ニコラ・ブーチェビッチ

ロンゾ・ボールに復帰の目処が立たず、次なる動きに注目

ブルズはセンターのニコラ・ブーチェビッチとの契約延長に合意した。内容については明かされていないが、3年6000万ドル(約81億円)と伝えられている。

ブルズはデマー・デローザンとザック・ラビーン、ブーチェビッチの強力トリオが軸となるが、昨シーズンは46勝36敗でプレーオフに進出するもバックス相手にファーストラウンド敗退、そして今シーズンは司令塔のロンゾ・ボールが膝のケガで全休した影響が大きく、40勝42敗と勝率5割を切り、プレーオフ進出を逃した。

若手は経験を積んでいるもののオールスターまで成長する兆しは見えず、ドラフトでも即戦力レベルの選手は取れなかった。ブーチェビッチとの再契約の交渉がまとまらなかったら、ブルズはチーム解体に舵を切っていただろう。

ブーチェビッチは32歳だが、今シーズンは82試合に出場、平均プレータイム33.5分と、消耗の激しいセンターのポジションながらコンディションは良く、まだまだトップレベルでプレーし続けられる。インサイドで身体を張ってディフェンスとリバウンドで奮闘し、オフェンスではスクリーンをかけ、ゴール下での得点にペリメーターでのシュートも向上させて17.6得点に11.0リバウンドを記録。チームのエースではないが責任感が強く、ロッカールームの中心的選手である彼の残留は大きい。

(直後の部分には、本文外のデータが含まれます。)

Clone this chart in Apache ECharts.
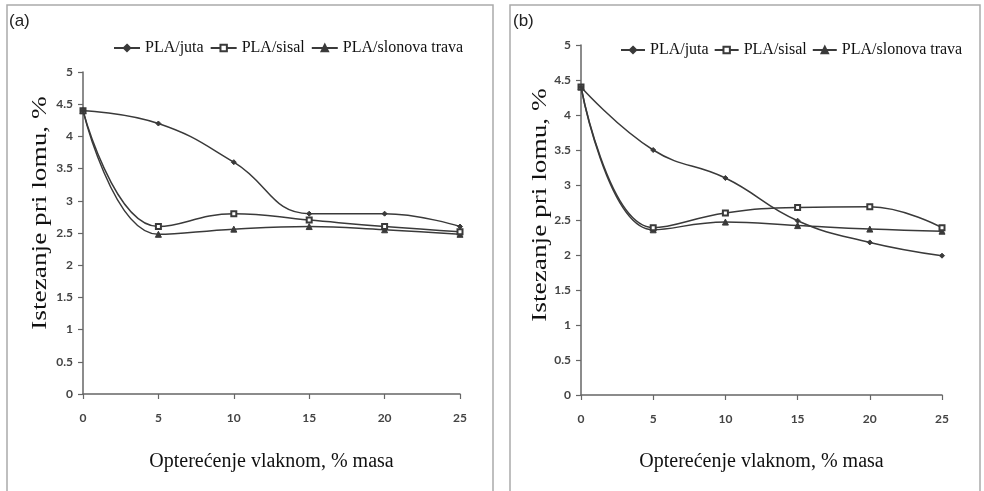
<!DOCTYPE html>
<html>
<head>
<meta charset="utf-8">
<script src="https://cdn.jsdelivr.net/npm/echarts@6/dist/echarts.min.js"></script>
<style>
html,body{margin:0;padding:0;background:#fff;}
#c{width:984px;height:491px;}
</style>
</head>
<body>
<div id="c"></div>
<script>
// ---- data ----
const loading = [0, 5, 10, 15, 20, 25];
const seriesNames = ['PLA/juta', 'PLA/sisal', 'PLA/slonova trava'];
// panel (a)
const aJuta    = [4.4, 4.2, 3.6, 2.8, 2.8, 2.6];
const aSisal   = [4.4, 2.6, 2.8, 2.7, 2.6, 2.52];
const aSlonova = [4.4, 2.48, 2.56, 2.6, 2.55, 2.48];
// panel (b)
const bJuta    = [4.4, 3.5, 3.1, 2.49, 2.18, 1.99];
const bSisal   = [4.4, 2.39, 2.6, 2.68, 2.69, 2.39];
const bSlonova = [4.4, 2.36, 2.47, 2.42, 2.37, 2.34];
const yTicks = [0, 0.5, 1, 1.5, 2, 2.5, 3, 3.5, 4, 4.5, 5];
const xTitle = 'Opterećenje vlaknom, % masa';
const yTitle = 'Istezanje pri lomu, %';

const pair = (xs, ys) => xs.map((x, i) => [x, ys[i]]);

const lineColor = '#3a3a3a';
const symbols = ['diamond', 'emptyRect', 'triangle'];
const symbolSizes = [5, 5, 6];

function mkSeries(name, idx, data, axisIdx) {
  return {
    type: 'line', name: name, xAxisIndex: axisIdx, yAxisIndex: axisIdx,
    data: data, smooth: 0.45,
    symbol: symbols[idx], symbolSize: symbolSizes[idx], showSymbol: true,
    lineStyle: {color: lineColor, width: 1.5},
    itemStyle: {color: lineColor, borderColor: lineColor, borderWidth: 1},
    emphasis: {disabled: true}, animation: false, z: 3 - idx
  };
}

const tickFont = {color: '#444', fontFamily: 'Lato', fontWeight: 'bold', fontSize: 12};
function mkX(grid, gap) {
  return {
    type: 'value', gridIndex: grid, min: 0, max: 25, interval: 5,
    name: xTitle, nameLocation: 'middle', nameGap: gap,
    nameTextStyle: {fontFamily: 'Liberation Serif', fontSize: 20, color: '#111'},
    axisLine: {show: true, onZero: false, lineStyle: {color: '#666', width: 1.5}},
    axisTick: {show: true, inside: false, length: 5, lineStyle: {color: '#666', width: 1.2}},
    axisLabel: Object.assign({margin: 18}, tickFont),
    splitLine: {show: false}
  };
}
function mkY(grid) {
  return {
    type: 'value', gridIndex: grid, min: 0, max: 5, interval: 0.5,
    axisLine: {show: true, lineStyle: {color: '#666', width: 1.5}},
    axisTick: {show: true, inside: false, length: 5, lineStyle: {color: '#666', width: 1.2}},
    axisLabel: Object.assign({margin: 10, formatter: v => String(v)}, tickFont),
    splitLine: {show: false}
  };
}
const legendText = {fontFamily: 'Liberation Serif', fontSize: 16, color: '#111'};

const chart = echarts.init(document.getElementById('c'), null, {renderer: 'canvas'});
chart.setOption({
  backgroundColor: '#fff',
  animation: false,
  grid: [
    {left: 83, top: 72, width: 377, height: 322},
    {left: 581, top: 45, width: 361, height: 350}
  ],
  xAxis: [mkX(0, 58), mkX(1, 57)],
  yAxis: [mkY(0), mkY(1)],
  legend: [
    {left: 108, top: 35, itemWidth: 26, itemHeight: 8, itemGap: 6, textStyle: legendText,
     data: seriesNames, selectedMode: false},
    {left: 615, top: 37, itemWidth: 24, itemHeight: 8, itemGap: 5, textStyle: legendText,
     data: seriesNames, selectedMode: false}
  ],
  series: [
    mkSeries(seriesNames[0], 0, pair(loading, aJuta), 0),
    mkSeries(seriesNames[1], 1, pair(loading, aSisal), 0),
    mkSeries(seriesNames[2], 2, pair(loading, aSlonova), 0),
    mkSeries(seriesNames[0], 0, pair(loading, bJuta), 1),
    mkSeries(seriesNames[1], 1, pair(loading, bSisal), 1),
    mkSeries(seriesNames[2], 2, pair(loading, bSlonova), 1)
  ],
  graphic: [
    {type: 'rect', shape: {x: 7, y: 5, width: 486, height: 500}, style: {fill: 'none', stroke: '#aaa', lineWidth: 1.5}, silent: true},
    {type: 'rect', shape: {x: 510, y: 5, width: 470, height: 500}, style: {fill: 'none', stroke: '#aaa', lineWidth: 1.5}, silent: true},
    {type: 'text', x: 9, y: 21, style: {text: '(a)', font: '17px "Liberation Sans"', fill: '#222', textVerticalAlign: 'middle'}, silent: true},
    {type: 'text', x: 513, y: 21, style: {text: '(b)', font: '17px "Liberation Sans"', fill: '#222', textVerticalAlign: 'middle'}, silent: true},
    {type: 'text', x: 40, y: 213, rotation: Math.PI / 2, scaleX: 1.3,
     style: {text: yTitle, font: '21px "Liberation Serif"', fill: '#111', textAlign: 'center', textVerticalAlign: 'middle'}, silent: true},
    {type: 'text', x: 540, y: 205, rotation: Math.PI / 2, scaleX: 1.3,
     style: {text: yTitle, font: '21px "Liberation Serif"', fill: '#111', textAlign: 'center', textVerticalAlign: 'middle'}, silent: true}
  ]
});
</script>
</body>
</html>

ただし、ブルズが前途多難であることに変わりはない。一昨シーズンの後半戦から欠場が続くロンゾは復帰の見通しが立っておらず、残り2年4100万ドル(約55億円)の契約がサラリーキャップを圧迫している。彼の契約を解除してフリーエージェント市場で新戦力を獲得する手はあるが、ケガをする前のロンゾは素晴らしい司令塔ぶりを見せていただけに、その判断を下すのはそう簡単ではない。

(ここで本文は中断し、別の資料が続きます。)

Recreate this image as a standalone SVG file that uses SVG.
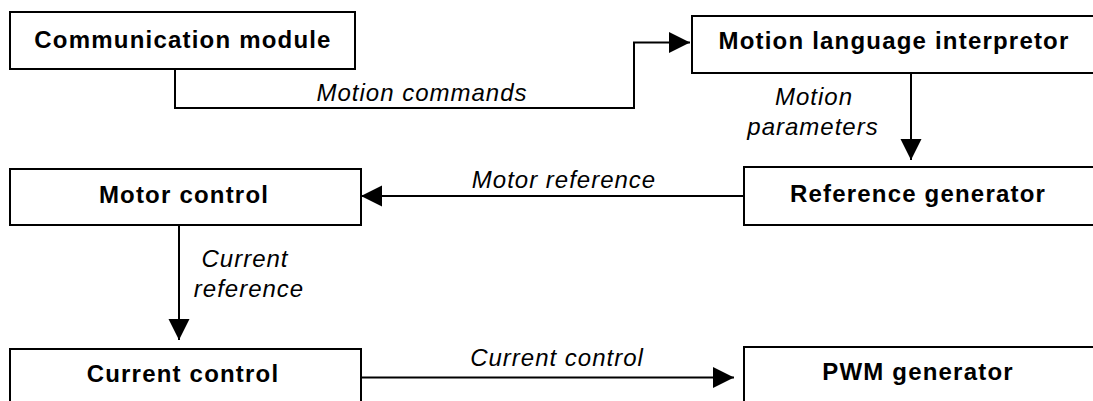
<svg xmlns="http://www.w3.org/2000/svg" width="1093" height="401" viewBox="0 0 1093 401">
  <style>
    .box { fill: #ffffff; stroke: #000000; stroke-width: 2; }
    .lbl { font-family: "Liberation Sans", Arial, sans-serif; font-size: 24px; font-weight: bold; letter-spacing: 1.2px; text-anchor: middle; fill: #000000; }
    .edge { font-family: "Liberation Sans", Arial, sans-serif; font-size: 24px; font-style: italic; letter-spacing: 1px; text-anchor: middle; fill: #000000; }
    .conn { fill: none; stroke: #000000; stroke-width: 2; }
  </style>
  <defs>
    <marker id="arrow" markerUnits="userSpaceOnUse" markerWidth="22" markerHeight="22" refX="21" refY="10.5" orient="auto">
      <path d="M0,0 L21,10.5 L0,21 Z" fill="#000000"/>
    </marker>
  </defs>
  <rect width="1093" height="401" fill="#ffffff"/>

  <g id="connectors">
    <polyline class="conn" points="175,69 175,108 634,108 634,42.5 690,42.5" marker-end="url(#arrow)"/>
    <line class="conn" x1="911" y1="73" x2="911" y2="160" marker-end="url(#arrow)"/>
    <line class="conn" x1="744" y1="196" x2="361" y2="196" marker-end="url(#arrow)"/>
    <line class="conn" x1="179" y1="225" x2="179" y2="340" marker-end="url(#arrow)"/>
    <line class="conn" x1="361" y1="377.5" x2="734" y2="377.5" marker-end="url(#arrow)"/>
    <text class="edge" x="422" y="101">Motion commands</text>
    <text class="edge" x="814" y="105">Motion</text>
    <text class="edge" x="813" y="135">parameters</text>
    <text class="edge" x="564" y="188">Motor reference</text>
    <text class="edge" x="245" y="267">Current</text>
    <text class="edge" x="249" y="297">reference</text>
    <text class="edge" x="557" y="366">Current control</text>
  </g>

  <g id="communication-module">
    <rect class="box" x="10" y="12" width="345" height="57"/>
    <text class="lbl" x="183" y="48">Communication module</text>
  </g>
  <g id="motion-language-interpretor">
    <rect class="box" x="692" y="16" width="420" height="57"/>
    <text class="lbl" x="894" y="49">Motion language interpretor</text>
  </g>
  <g id="reference-generator">
    <rect class="box" x="744" y="167" width="370" height="58"/>
    <text class="lbl" x="918" y="202">Reference generator</text>
  </g>
  <g id="motor-control">
    <rect class="box" x="10" y="169" width="351" height="56"/>
    <text class="lbl" x="184" y="203">Motor control</text>
  </g>
  <g id="current-control">
    <rect class="box" x="10" y="349" width="351" height="60"/>
    <text class="lbl" x="183" y="382">Current control</text>
  </g>
  <g id="pwm-generator">
    <rect class="box" x="744" y="347" width="370" height="60"/>
    <text class="lbl" x="918" y="380">PWM generator</text>
  </g>
</svg>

ブーチェビッチとの新契約はまとまったものの、ポイントガードの問題が片付かないままであれば、ブルズはプレーイン・トーナメントで敗れた今シーズンとさして変わらない1年を過ごすことになるだろう。そうなると、契約が残り1年のデローザンを残すかどうかの判断が問われる。

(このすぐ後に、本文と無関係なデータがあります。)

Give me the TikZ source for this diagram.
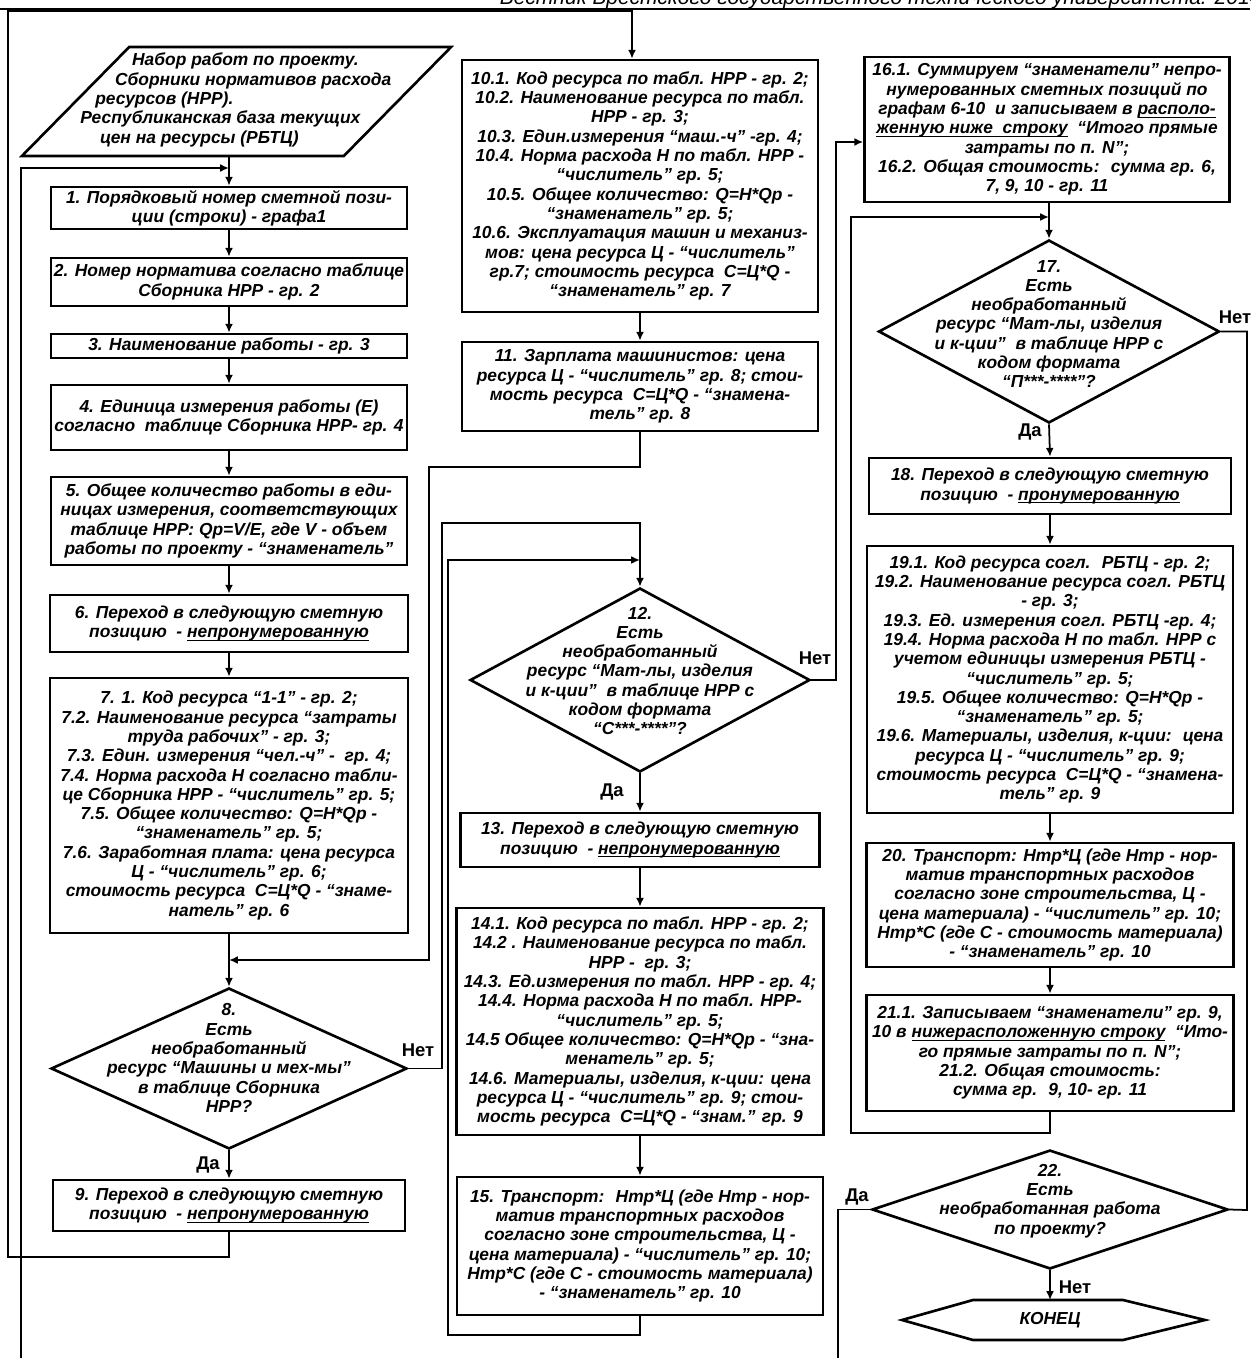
\documentclass[tikz,border=0pt]{standalone}
\usepackage{fontspec}
\setmainfont{Liberation Sans}
\usepackage{tikz}
\usetikzlibrary{calc, positioning, arrows.meta, shapes.geometric}
\tikzstyle{blk}=[draw, line width=1.5pt, align=center, inner sep=1pt, font=\fontsize{9.9}{11}\selectfont\bfseries\itshape]
\tikzstyle{dec}=[draw, shape=diamond, line width=1.5pt, inner sep=0pt]
\tikzstyle{dtxt}=[align=center, inner sep=0pt, font=\fontsize{9.9}{11}\selectfont\bfseries\itshape]
\tikzstyle{lnk}=[line width=1pt]
\tikzstyle{ans}=[inner sep=1pt, font=\fontsize{10.5}{12}\selectfont\bfseries]
\tikzset{>={Latex[length=5pt,width=4.5pt]}}
\newcommand{\undl}[1]{\underline{\smash{#1}}}

\begin{document}
\begin{tikzpicture}[x=0.02cm, y=-0.02cm]
\useasboundingbox (0,0) rectangle (1250,1358);
\clip (0,0) rectangle (1250,1358);
\node[anchor=base east, inner sep=0pt, font=\fontsize{12}{14}\selectfont\itshape] (hdr) at (1262,5) {Вестник Брестского государственного технического университета. 2014};
\draw[line width=0.8pt] (0,9) -- (1250,9);
%
% column 1
\node[trapezium, trapezium left angle=45, trapezium right angle=135, trapezium stretches=true, draw, line width=1.5pt, minimum width=8.62cm, minimum height=2.18cm, inner sep=0pt] (src) at (236.5,101.5) {\phantom{\rule{1cm}{0.5cm}}};
\node[dtxt, align=left, anchor=west] (srct) at (80,100) {\hspace*{29.5pt}Набор работ по проекту.\\\hspace*{19.8pt}Сборники нормативов расхода\\\hspace*{8.5pt}ресурсов (НРР).\\Республиканская база текущих\\\hspace*{11.3pt}цен на ресурсы (РБТЦ)};
\node[blk, minimum width=7.12cm, minimum height=0.84cm] (b1) at (229,208) {1. Порядковый номер сметной пози-\\ции (строки) - графа1};
\node[blk, minimum width=7.12cm, minimum height=0.96cm] (b2) at (229,282) {2. Номер норматива согласно таблице\\Сборника НРР - гр. 2};
\node[blk, minimum width=7.12cm, minimum height=0.48cm] (b3) at (229,346) {3. Наименование работы - гр. 3};
\node[blk, minimum width=7.12cm, minimum height=1.30cm] (b4) at (229,417.5) {4. Единица измерения работы (Е)\\согласно~ таблице Сборника НРР- гр. 4};
\node[blk, minimum width=7.12cm, minimum height=1.76cm] (b5) at (229,521) {5. Общее количество работы в еди-\\ницах измерения, соответствующих\\таблице НРР: Qp=V/E, где V - объем\\работы по проекту - “знаменатель”};
\node[blk, minimum width=7.16cm, minimum height=1.14cm] (b6) at (229,623.5) {6. Переход в следующую сметную\\позицию~ - \undl{непронумерованную}};
\node[blk, minimum width=7.16cm, minimum height=5.10cm] (b7) at (229,805.5) {7. 1. Код ресурса “1-1" - гр. 2;\\7.2. Наименование ресурса “затраты\\труда рабочих” - гр. 3;\\7.3. Един. измерения “чел.-ч” -~ гр. 4;\\7.4. Норма расхода Н согласно табли-\\це Сборника НРР - “числитель” гр. 5;\\7.5. Общее количество: Q=Н*Qp -\\“знаменатель” гр. 5;\\7.6. Заработная плата: цена ресурса\\Ц - “числитель” гр. 6;\\стоимость ресурса~ С=Ц*Q - “знаме-\\натель” гр. 6};
\node[dec, minimum width=7.12cm, minimum height=3.22cm] (d8) at (229,1068.5) {};
\node[dtxt] (d8t) at (229,1058) {8.\\Есть\\необработанный\\ресурс “Машины и мех-мы”\\в таблице Сборника\\НРР?};
\node[blk, minimum width=7.04cm, minimum height=1.02cm] (b9) at (229,1205.5) {9. Переход в следующую сметную\\позицию~ - \undl{непронумерованную}};
%
% column 2
\node[blk, minimum width=7.12cm, minimum height=5.04cm] (b10) at (640,186) {10.1. Код ресурса по табл. НРР - гр. 2;\\10.2. Наименование ресурса по табл.\\НРР - гр. 3;\\10.3. Един.измерения “маш.-ч” -гр. 4;\\10.4. Норма расхода Н по табл. НРР -\\“числитель” гр. 5;\\10.5. Общее количество: Q=Н*Qp -\\“знаменатель” гр. 5;\\10.6. Эксплуатация машин и механиз-\\мов: цена ресурса Ц - “числитель”\\гр.7; стоимость ресурса~ С=Ц*Q -\\“знаменатель” гр. 7};
\node[blk, minimum width=7.12cm, minimum height=1.78cm] (b11) at (640,386.5) {11. Зарплата машинистов: цена\\ресурса Ц - “числитель” гр. 8; стои-\\мость ресурса~ С=Ц*Q - “знамена-\\тель” гр. 8};
\node[dec, minimum width=6.8cm, minimum height=3.68cm] (d12) at (640,680) {};
\node[dtxt] (d12t) at (640,671) {12.\\Есть\\необработанный\\ресурс “Мат-лы, изделия\\и к-ции”~ в таблице НРР с\\кодом формата\\“С***-****”?};
\node[blk, minimum width=7.18cm, minimum height=1.08cm] (b13) at (640,840) {13. Переход в следующую сметную\\позицию~ - \undl{непронумерованную}};
\node[blk, minimum width=7.34cm, minimum height=4.54cm] (b14) at (640,1021.5) {14.1. Код ресурса по табл. НРР - гр. 2;\\14.2 . Наименование ресурса по табл.\\НРР -~ гр. 3;\\14.3. Ед.измерения по табл. НРР - гр. 4;\\14.4. Норма расхода Н по табл. НРР-\\“числитель” гр. 5;\\14.5 Общее количество: Q=Н*Qp - “зна-\\менатель” гр. 5;\\14.6. Материалы, изделия, к-ции: цена\\ресурса Ц - “числитель” гр. 9; стои-\\мость ресурса~ С=Ц*Q - “знам.” гр. 9};
\node[blk, minimum width=7.32cm, minimum height=2.76cm] (b15) at (640,1246) {15. Транспорт:~ Нтр*Ц (где Нтр - нор-\\матив транспортных расходов\\согласно зоне строительства, Ц -\\цена материала) - “числитель” гр. 10;\\Нтр*С (где С - стоимость материала)\\- “знаменатель” гр. 10};
%
% column 3
\node[blk, minimum width=7.3cm, minimum height=2.9cm] (b16) at (1047,129.5) {16.1. Суммируем “знаменатели” непро-\\нумерованных сметных позиций по\\графам 6-10~ и записываем в \undl{располо-}\\\undl{женную ниже~ строку}~ “Итого прямые\\затраты по п. N”;\\16.2. Общая стоимость:~ сумма гр. 6,\\7, 9, 10 - гр. 11};
\node[dec, minimum width=6.82cm, minimum height=3.66cm] (d17) at (1049,331.5) {};
\node[dtxt] (d17t) at (1049,324) {17.\\Есть\\необработанный\\ресурс “Мат-лы, изделия\\и к-ции”~ в таблице НРР с\\кодом формата\\“П***-****”?};
\node[blk, minimum width=7.24cm, minimum height=1.12cm] (b18) at (1050,486) {18. Переход в следующую сметную\\позицию~ - \undl{пронумерованную}};
\node[blk, minimum width=7.32cm, minimum height=5.34cm] (b19) at (1050,679.5) {19.1. Код ресурса согл.~ РБТЦ - гр. 2;\\19.2. Наименование ресурса согл. РБТЦ\\- гр. 3;\\19.3. Ед. измерения согл. РБТЦ -гр. 4;\\19.4. Норма расхода Н по табл. НРР с\\учетом единицы измерения РБТЦ -\\“числитель” гр. 5;\\19.5. Общее количество: Q=Н*Qp -\\“знаменатель” гр. 5;\\19.6. Материалы, изделия, к-ции:~ цена\\ресурса Ц - “числитель” гр. 9;\\стоимость ресурса~ С=Ц*Q - “знамена-\\тель” гр. 9};
\node[blk, minimum width=7.34cm, minimum height=2.48cm] (b20) at (1050,905) {20. Транспорт: Нтр*Ц (где Нтр - нор-\\матив транспортных расходов\\согласно зоне строительства, Ц -\\цена материала) - “числитель” гр. 10;\\Нтр*С (где С - стоимость материала)\\- “знаменатель” гр. 10};
\node[blk, minimum width=7.34cm, minimum height=2.32cm] (b21) at (1050,1053) {21.1. Записываем “знаменатели” гр. 9,\\10 в \undl{нижерасположенную строку}~ “Ито-\\го прямые затраты по п. N”;\\21.2. Общая стоимость:\\сумма гр.~ 9, 10- гр. 11};
\node[dec, minimum width=7.12cm, minimum height=2.38cm] (d22) at (1050,1209.5) {};
\node[dtxt] (d22t) at (1050,1201) {22.\\Есть\\необработанная работа\\по проекту?};
\node[inner sep=0pt, font=\fontsize{9.9}{11}\selectfont\bfseries\itshape] (fin) at (1050,1320) {КОНЕЦ};
\draw[line width=1.5pt] ($(fin)+(-148,0)$) -- ($(fin)+(-77,-20)$) -- ($(fin)+(73,-20)$) -- ($(fin)+(155,0)$) -- ($(fin)+(73,20)$) -- ($(fin)+(-77,20)$) -- cycle;
%
% answers
\node[ans] (no8) at (418,1050) {Нет};
\node[ans] (yes8) at (208,1165) {Да};
\node[ans] (no12) at (815,658) {Нет};
\node[ans] (yes12) at (612,792) {Да};
\node[ans] (no17) at (1235,317) {Нет};
\node[ans] (yes17) at (1030,432) {Да};
\node[ans] (yes22) at (857,1197) {Да};
\node[ans] (no22) at (1075,1287) {Нет};
%
% junctions and rails
\coordinate (j1) at (229,168);
\coordinate (j8) at (229,960);
\coordinate (j12) at (640,560);
\coordinate (j17) at (1049,217);
\coordinate (lpA) at (21,1358);
\coordinate (lpB) at (838,1358);
\coordinate (r9) at (8,1257);
\coordinate (r9t) at (8,11);
\coordinate (r11) at (429,467);
\coordinate (r8) at (442,523);
\coordinate (r15) at (448,1335);
\coordinate (r12) at (836,142);
\coordinate (r21) at (851,1133);
\coordinate (r17) at (1247,1210);
%
\draw[lnk,->] (src.south -| j1) -- (b1.north);
\draw[lnk,->] (lpA) |- (j1);
\draw[lnk,->] (b1) -- (b2);
\draw[lnk,->] (b2) -- (b3);
\draw[lnk,->] (b3) -- (b4);
\draw[lnk,->] (b4) -- (b5);
\draw[lnk,->] (b5) -- (b6);
\draw[lnk,->] (b6) -- (b7);
\draw[lnk,->] (b7.south) -- (d8.north);
\draw[lnk,->] (d8.south) -- (b9.north);
\draw[lnk,->] (b11.south) |- (r11) |- (j8);
\draw[lnk,->] (b9.south) |- (r9) -- (r9t) -| ($(b10.north)+(-8,0)$);
\draw[lnk,->] (d8.east) -| (r8) -| (d12.north);
\draw[lnk,->] (b15.south) |- (r15) |- (j12);
\draw[lnk,->] (b10) -- (b11);
\draw[lnk,->] (d12.south) -- (b13.north);
\draw[lnk,->] (b13) -- (b14);
\draw[lnk,->] (b14) -- (b15);
\draw[lnk,->] (d12.east) -| (r12) -- (r12 -| b16.west);
\draw[lnk,->] (b16.south -| d17.north) -- (d17.north);
\draw[lnk,->] (b21.south) |- (r21) |- (j17);
\draw[lnk,->] (d17.south) -- (b18.north);
\draw[lnk,->] (b18) -- (b19);
\draw[lnk,->] (b19) -- (b20);
\draw[lnk,->] (b20) -- (b21);
\draw[lnk] (d17.east) -| (r17) -- (d22.east);
\draw[lnk] (d22.west) -| (lpB);
\draw[lnk,->] (d22.south) -- ($(fin)+(0,-20)$);
\end{tikzpicture}
\end{document}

ブーチェビッチと契約延長できた時点で、ブルズとしては今のコアを維持してプレーオフで上位を目指す方針だろうが、何らかの大きな変化が必要だ。ゴラン・ドラギッチやパトリック・ベバリー、アンドレ・ドラモンドでは、ブルズが停滞から抜け出すには足りなかった。トレードとフリーエージェント市場で起死回生の手を打てるか。ブルズの次の動きが注目される。